** START INFORMATION SHOWN **

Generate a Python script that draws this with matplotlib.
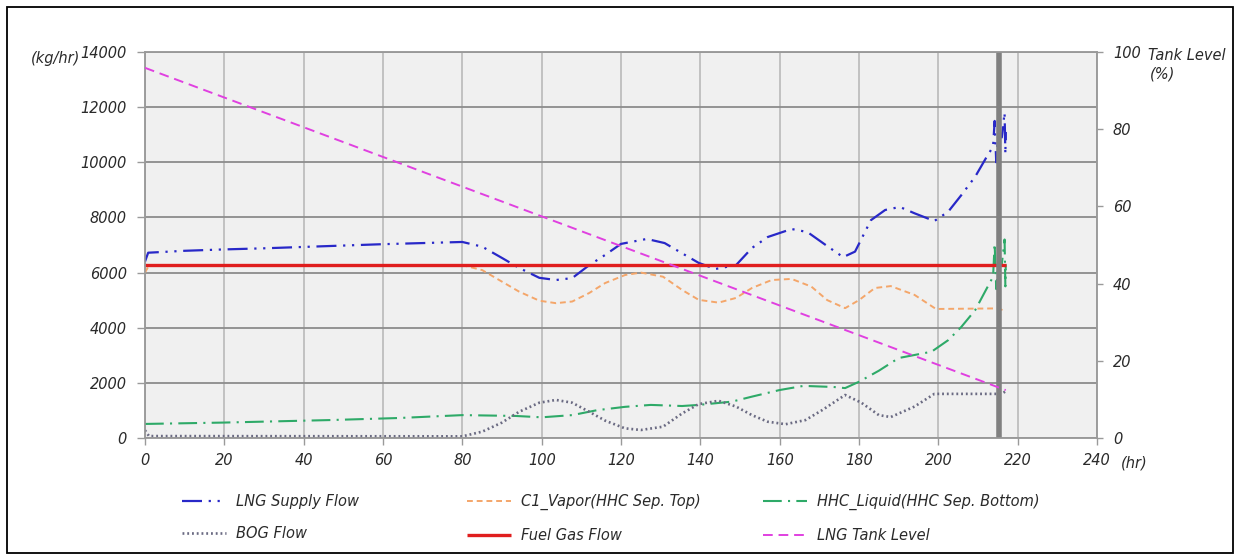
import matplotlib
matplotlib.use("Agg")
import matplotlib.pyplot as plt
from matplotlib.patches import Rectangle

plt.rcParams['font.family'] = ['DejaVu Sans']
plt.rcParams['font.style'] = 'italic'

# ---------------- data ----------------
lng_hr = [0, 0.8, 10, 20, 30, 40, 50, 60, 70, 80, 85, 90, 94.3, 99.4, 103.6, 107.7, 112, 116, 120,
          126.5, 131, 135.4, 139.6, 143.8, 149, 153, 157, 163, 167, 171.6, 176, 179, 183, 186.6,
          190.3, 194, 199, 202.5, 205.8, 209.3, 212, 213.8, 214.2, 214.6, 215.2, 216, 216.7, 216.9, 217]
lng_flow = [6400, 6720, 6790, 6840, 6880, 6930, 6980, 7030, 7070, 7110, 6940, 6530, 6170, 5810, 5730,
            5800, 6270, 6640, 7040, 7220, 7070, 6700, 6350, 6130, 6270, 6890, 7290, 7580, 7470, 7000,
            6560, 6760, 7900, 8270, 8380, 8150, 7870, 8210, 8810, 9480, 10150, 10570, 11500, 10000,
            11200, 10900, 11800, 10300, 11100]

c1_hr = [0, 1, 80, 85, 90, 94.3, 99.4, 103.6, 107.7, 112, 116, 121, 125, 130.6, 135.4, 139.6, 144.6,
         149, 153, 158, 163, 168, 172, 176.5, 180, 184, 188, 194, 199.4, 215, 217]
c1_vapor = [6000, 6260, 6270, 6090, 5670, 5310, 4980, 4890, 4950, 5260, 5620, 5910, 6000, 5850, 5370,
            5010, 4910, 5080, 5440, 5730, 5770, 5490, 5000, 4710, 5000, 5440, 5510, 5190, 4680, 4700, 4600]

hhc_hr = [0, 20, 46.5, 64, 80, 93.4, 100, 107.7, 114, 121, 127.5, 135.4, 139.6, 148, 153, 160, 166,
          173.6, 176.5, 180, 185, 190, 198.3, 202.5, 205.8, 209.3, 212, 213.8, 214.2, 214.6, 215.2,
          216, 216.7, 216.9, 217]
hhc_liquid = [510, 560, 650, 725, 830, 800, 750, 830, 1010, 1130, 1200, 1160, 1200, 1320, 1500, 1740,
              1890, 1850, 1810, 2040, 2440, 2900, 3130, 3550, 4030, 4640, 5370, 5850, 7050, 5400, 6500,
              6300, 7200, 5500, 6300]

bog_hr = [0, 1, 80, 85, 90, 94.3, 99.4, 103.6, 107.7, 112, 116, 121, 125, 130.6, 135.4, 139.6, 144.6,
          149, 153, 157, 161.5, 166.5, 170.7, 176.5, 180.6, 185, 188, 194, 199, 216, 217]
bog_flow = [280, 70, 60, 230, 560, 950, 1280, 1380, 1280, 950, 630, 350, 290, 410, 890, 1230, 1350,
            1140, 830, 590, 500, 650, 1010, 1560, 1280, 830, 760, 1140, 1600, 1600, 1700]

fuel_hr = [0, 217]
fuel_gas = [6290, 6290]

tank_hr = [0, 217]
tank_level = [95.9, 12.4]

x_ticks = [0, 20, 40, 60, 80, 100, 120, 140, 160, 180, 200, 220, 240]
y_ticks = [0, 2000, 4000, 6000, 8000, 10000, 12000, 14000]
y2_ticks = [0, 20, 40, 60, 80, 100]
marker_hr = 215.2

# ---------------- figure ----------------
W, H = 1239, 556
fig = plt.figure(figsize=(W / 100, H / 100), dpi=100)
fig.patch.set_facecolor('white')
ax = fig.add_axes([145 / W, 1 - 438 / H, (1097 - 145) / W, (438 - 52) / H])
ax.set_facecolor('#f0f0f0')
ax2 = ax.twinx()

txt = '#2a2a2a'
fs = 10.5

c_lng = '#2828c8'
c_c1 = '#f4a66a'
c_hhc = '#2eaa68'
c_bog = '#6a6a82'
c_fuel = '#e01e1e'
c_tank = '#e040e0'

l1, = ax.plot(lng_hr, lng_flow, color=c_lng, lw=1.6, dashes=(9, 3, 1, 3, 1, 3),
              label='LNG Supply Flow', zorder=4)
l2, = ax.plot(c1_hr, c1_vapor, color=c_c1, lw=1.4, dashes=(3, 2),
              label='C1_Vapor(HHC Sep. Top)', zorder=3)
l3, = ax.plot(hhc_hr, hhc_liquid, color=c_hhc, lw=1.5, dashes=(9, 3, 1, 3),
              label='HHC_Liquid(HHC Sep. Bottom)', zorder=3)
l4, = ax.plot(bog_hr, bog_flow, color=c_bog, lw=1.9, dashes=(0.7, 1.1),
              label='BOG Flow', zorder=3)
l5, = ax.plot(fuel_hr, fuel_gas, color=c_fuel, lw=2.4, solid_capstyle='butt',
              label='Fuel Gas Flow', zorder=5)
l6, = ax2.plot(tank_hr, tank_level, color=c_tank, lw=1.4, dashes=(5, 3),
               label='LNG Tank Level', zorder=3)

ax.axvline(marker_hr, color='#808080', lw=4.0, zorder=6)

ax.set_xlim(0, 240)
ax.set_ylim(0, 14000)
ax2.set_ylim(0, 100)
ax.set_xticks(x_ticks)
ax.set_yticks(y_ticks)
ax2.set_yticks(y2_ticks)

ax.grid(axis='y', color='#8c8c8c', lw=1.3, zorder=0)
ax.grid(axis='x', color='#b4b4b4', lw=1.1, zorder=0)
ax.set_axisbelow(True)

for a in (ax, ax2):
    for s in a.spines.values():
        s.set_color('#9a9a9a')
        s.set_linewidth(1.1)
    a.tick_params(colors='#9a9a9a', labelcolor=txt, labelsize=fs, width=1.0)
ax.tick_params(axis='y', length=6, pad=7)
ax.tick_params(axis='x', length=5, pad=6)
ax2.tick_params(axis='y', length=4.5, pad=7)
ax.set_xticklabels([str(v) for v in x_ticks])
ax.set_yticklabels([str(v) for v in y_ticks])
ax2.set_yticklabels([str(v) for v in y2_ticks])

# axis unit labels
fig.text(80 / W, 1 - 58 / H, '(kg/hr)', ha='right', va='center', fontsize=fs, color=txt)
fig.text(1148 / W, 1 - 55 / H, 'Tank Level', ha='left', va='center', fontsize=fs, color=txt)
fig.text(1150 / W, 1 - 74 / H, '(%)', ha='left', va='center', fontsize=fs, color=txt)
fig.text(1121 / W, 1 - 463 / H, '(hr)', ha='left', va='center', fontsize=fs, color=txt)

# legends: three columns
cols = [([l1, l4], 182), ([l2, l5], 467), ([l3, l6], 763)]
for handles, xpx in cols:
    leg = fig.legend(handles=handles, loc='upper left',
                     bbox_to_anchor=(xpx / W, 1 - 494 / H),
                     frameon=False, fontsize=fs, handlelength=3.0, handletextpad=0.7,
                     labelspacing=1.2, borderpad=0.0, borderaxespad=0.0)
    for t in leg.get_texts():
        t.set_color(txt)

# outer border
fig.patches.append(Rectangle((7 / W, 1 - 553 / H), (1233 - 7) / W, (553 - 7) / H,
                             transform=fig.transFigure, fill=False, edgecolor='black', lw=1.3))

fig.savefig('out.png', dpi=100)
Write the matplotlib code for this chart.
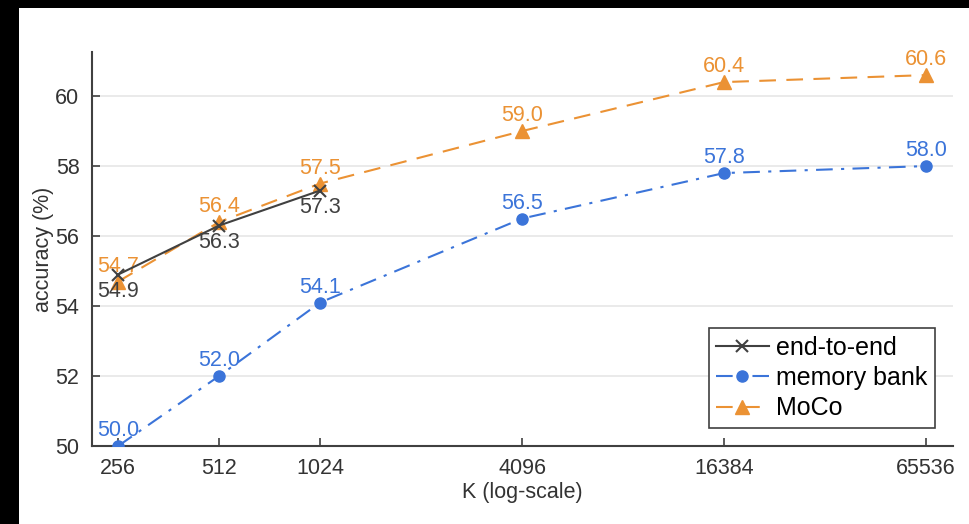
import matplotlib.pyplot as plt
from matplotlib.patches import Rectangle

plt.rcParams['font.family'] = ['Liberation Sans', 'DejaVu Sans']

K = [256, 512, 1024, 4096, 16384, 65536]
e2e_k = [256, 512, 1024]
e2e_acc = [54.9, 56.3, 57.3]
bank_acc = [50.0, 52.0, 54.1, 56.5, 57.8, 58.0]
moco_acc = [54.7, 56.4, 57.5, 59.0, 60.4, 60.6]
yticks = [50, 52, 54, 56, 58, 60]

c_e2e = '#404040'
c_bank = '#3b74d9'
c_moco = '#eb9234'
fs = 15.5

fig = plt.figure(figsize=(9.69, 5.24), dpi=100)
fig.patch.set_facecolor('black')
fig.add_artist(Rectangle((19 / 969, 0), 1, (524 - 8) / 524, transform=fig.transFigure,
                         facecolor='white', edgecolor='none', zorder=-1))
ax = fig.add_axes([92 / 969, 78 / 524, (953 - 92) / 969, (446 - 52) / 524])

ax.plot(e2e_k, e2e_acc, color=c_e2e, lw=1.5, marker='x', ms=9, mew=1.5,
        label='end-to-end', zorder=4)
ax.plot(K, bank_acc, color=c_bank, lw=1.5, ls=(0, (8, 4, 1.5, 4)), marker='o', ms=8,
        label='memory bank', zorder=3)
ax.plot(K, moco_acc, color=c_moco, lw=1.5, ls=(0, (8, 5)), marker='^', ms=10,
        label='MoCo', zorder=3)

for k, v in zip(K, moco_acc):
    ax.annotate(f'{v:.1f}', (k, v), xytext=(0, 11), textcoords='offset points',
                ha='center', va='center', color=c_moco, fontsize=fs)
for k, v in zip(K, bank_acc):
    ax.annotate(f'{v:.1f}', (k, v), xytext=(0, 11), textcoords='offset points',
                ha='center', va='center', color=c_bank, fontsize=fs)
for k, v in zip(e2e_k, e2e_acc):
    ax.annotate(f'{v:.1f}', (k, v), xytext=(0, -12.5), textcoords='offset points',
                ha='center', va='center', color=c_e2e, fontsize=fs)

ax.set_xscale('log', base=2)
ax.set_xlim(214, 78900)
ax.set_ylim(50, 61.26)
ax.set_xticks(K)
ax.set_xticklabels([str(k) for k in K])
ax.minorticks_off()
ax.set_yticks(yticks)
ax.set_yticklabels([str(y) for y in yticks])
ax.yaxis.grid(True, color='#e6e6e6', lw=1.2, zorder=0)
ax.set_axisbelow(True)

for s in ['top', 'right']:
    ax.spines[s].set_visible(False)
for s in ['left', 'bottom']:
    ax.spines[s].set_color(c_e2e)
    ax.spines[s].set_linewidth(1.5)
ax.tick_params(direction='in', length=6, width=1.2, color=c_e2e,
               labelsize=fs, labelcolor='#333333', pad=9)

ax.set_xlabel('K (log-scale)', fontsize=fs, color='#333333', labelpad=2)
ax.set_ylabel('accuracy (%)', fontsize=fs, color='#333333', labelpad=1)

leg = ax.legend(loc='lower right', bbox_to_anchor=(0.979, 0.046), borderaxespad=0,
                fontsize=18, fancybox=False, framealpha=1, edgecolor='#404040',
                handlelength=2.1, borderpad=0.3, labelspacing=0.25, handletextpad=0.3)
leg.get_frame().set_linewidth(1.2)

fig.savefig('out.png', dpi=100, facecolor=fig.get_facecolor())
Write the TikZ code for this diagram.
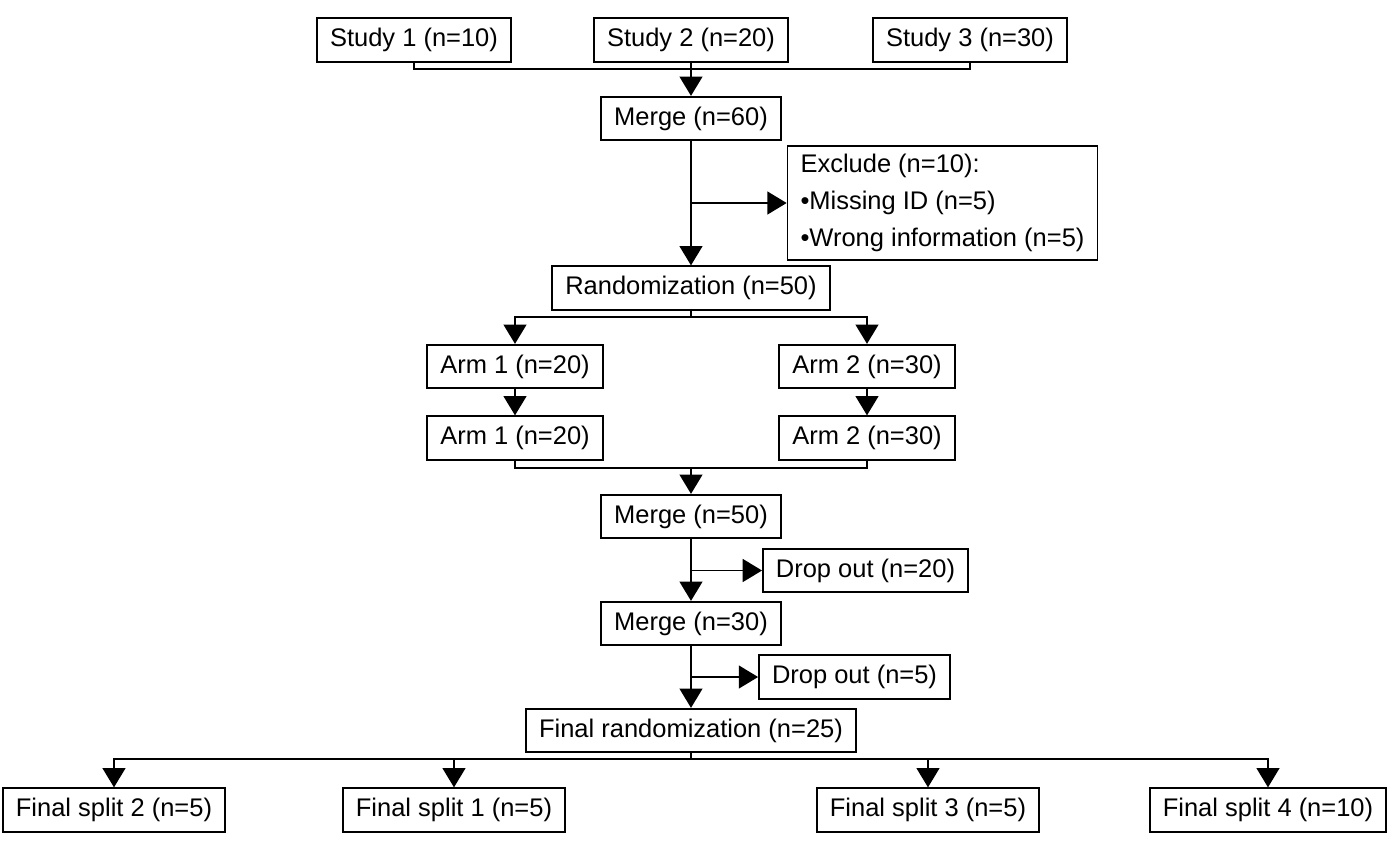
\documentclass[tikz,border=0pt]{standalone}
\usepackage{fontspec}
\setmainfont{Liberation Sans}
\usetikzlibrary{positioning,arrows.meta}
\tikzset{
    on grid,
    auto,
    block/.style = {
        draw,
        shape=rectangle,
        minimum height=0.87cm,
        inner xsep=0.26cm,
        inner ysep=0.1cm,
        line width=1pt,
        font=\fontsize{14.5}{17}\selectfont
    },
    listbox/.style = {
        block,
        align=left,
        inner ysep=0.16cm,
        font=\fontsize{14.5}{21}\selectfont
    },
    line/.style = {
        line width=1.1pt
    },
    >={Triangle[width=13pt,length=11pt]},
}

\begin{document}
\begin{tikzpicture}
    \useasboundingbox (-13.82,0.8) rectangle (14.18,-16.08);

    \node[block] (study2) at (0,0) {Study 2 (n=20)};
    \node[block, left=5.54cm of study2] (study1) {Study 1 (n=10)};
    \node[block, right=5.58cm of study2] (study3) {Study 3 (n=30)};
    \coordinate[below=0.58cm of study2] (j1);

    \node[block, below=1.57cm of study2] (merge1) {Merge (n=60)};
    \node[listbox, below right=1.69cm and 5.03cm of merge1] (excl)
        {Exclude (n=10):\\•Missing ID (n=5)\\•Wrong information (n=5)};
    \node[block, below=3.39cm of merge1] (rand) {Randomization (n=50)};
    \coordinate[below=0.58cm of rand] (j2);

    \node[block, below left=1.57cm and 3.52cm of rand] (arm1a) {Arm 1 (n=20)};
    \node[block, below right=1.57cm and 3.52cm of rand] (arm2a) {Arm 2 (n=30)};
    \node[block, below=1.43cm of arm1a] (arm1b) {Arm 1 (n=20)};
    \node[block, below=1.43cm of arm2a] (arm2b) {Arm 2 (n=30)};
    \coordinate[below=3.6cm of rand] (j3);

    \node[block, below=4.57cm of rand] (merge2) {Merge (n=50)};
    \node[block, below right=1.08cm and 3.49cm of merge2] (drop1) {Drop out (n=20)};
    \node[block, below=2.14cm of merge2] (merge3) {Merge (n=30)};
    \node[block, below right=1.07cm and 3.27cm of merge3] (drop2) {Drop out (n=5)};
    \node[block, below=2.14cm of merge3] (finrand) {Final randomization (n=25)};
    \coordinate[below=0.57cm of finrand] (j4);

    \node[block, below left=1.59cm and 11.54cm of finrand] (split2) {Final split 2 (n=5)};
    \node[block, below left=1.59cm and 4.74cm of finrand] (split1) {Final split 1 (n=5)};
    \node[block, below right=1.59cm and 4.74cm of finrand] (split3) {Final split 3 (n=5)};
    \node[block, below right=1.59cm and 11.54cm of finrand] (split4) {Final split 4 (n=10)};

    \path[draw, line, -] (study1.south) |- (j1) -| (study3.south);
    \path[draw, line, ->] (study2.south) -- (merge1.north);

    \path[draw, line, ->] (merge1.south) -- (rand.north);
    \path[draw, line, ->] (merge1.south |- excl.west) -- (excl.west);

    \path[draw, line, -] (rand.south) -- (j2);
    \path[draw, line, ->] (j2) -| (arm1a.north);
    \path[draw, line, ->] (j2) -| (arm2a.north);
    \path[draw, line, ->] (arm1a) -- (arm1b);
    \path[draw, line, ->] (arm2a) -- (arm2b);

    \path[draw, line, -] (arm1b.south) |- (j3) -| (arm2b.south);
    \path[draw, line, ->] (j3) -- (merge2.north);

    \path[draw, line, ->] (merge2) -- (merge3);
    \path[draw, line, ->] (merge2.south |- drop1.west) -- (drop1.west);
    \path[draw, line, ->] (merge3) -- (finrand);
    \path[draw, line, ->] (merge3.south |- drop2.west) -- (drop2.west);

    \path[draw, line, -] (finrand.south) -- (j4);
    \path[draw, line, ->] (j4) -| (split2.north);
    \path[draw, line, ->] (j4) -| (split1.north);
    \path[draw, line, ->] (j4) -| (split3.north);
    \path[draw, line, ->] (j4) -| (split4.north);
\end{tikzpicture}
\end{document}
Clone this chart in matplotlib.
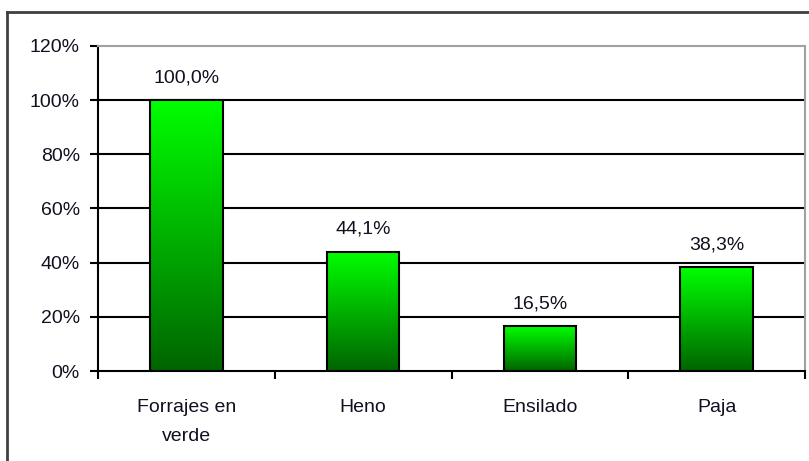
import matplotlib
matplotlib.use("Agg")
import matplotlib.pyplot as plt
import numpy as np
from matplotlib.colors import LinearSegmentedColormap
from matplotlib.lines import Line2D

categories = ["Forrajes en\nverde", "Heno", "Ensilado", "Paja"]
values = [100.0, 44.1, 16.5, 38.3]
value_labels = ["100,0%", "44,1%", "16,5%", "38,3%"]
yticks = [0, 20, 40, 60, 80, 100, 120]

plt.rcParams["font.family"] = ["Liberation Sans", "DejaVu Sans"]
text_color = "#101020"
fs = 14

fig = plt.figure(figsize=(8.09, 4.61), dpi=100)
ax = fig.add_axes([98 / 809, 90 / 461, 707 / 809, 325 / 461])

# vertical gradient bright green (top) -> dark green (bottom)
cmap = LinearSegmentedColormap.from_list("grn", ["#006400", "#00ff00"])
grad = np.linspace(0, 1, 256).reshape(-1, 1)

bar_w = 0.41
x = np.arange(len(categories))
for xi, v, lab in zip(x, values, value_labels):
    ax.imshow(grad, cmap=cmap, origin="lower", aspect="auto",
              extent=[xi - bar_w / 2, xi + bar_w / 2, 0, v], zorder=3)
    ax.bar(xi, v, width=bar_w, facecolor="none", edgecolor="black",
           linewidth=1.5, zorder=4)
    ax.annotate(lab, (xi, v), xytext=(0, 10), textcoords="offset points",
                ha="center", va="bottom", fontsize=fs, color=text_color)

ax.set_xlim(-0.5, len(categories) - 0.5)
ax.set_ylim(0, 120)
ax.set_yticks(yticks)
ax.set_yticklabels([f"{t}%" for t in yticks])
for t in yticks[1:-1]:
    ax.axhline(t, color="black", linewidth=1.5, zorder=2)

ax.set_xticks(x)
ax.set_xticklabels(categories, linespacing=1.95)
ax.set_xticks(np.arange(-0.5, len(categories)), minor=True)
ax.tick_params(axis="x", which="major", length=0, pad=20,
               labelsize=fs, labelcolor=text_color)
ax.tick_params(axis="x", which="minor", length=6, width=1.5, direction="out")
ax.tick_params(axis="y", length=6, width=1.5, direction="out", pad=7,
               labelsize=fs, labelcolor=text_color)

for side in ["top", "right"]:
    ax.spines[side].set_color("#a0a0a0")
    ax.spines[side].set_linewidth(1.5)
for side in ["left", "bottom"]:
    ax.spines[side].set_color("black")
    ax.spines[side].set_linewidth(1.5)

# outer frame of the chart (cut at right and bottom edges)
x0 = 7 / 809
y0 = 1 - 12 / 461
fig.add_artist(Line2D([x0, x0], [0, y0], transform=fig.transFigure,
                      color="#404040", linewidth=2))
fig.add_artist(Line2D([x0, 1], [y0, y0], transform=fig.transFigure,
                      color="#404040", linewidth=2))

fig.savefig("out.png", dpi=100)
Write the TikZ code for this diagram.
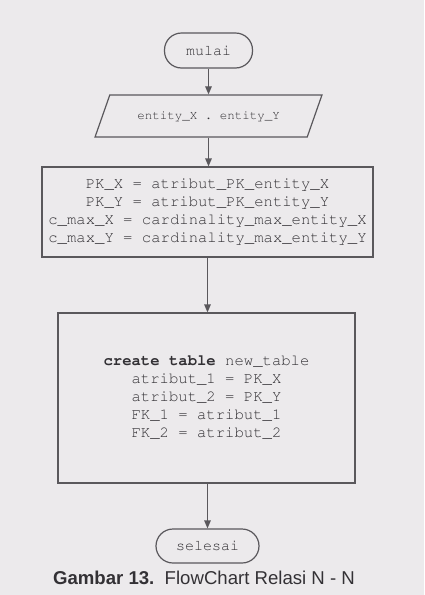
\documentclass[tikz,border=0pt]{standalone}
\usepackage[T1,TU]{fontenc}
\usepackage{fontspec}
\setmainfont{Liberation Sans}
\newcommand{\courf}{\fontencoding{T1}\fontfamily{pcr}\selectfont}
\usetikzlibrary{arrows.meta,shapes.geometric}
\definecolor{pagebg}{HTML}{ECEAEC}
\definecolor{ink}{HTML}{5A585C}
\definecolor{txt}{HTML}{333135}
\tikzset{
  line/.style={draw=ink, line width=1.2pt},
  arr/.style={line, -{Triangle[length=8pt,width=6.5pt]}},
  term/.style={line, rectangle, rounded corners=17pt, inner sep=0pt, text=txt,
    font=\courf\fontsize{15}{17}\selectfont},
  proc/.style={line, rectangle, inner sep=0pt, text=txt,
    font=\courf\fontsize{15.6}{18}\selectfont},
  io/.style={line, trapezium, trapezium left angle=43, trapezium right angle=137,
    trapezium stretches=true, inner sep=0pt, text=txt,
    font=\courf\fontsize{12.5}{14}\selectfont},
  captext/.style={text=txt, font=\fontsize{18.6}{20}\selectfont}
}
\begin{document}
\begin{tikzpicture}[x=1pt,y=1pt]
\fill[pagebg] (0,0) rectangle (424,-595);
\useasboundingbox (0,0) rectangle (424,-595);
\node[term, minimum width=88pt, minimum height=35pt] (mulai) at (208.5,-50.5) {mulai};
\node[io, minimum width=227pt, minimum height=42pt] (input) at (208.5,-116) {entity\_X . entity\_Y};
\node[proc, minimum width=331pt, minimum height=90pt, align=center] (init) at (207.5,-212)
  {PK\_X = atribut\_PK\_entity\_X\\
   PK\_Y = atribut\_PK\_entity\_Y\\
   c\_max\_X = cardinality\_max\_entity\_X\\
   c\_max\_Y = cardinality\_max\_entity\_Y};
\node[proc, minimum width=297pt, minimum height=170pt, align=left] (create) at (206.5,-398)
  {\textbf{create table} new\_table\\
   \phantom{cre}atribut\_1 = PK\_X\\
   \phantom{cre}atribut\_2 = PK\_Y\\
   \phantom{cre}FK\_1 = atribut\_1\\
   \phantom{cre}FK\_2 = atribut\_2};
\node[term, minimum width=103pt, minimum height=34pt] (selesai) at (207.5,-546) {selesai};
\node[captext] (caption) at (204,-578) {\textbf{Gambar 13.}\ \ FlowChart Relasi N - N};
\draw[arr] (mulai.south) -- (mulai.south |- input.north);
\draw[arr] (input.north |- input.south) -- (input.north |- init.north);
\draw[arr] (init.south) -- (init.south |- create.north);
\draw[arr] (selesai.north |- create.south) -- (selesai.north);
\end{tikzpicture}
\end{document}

** END INFORMATION SHOWN **

- [AIM OF THE TASK]: Take the lines above from the top of the records through the one with "plt.rcParams['font.style'] = 'italic'" and repeat them exactly, without any pictures.

- [TASK ANSWER]:
Generate a Python script that draws this with matplotlib.
import matplotlib
matplotlib.use("Agg")
import matplotlib.pyplot as plt
from matplotlib.patches import Rectangle

plt.rcParams['font.family'] = ['DejaVu Sans']
plt.rcParams['font.style'] = 'italic'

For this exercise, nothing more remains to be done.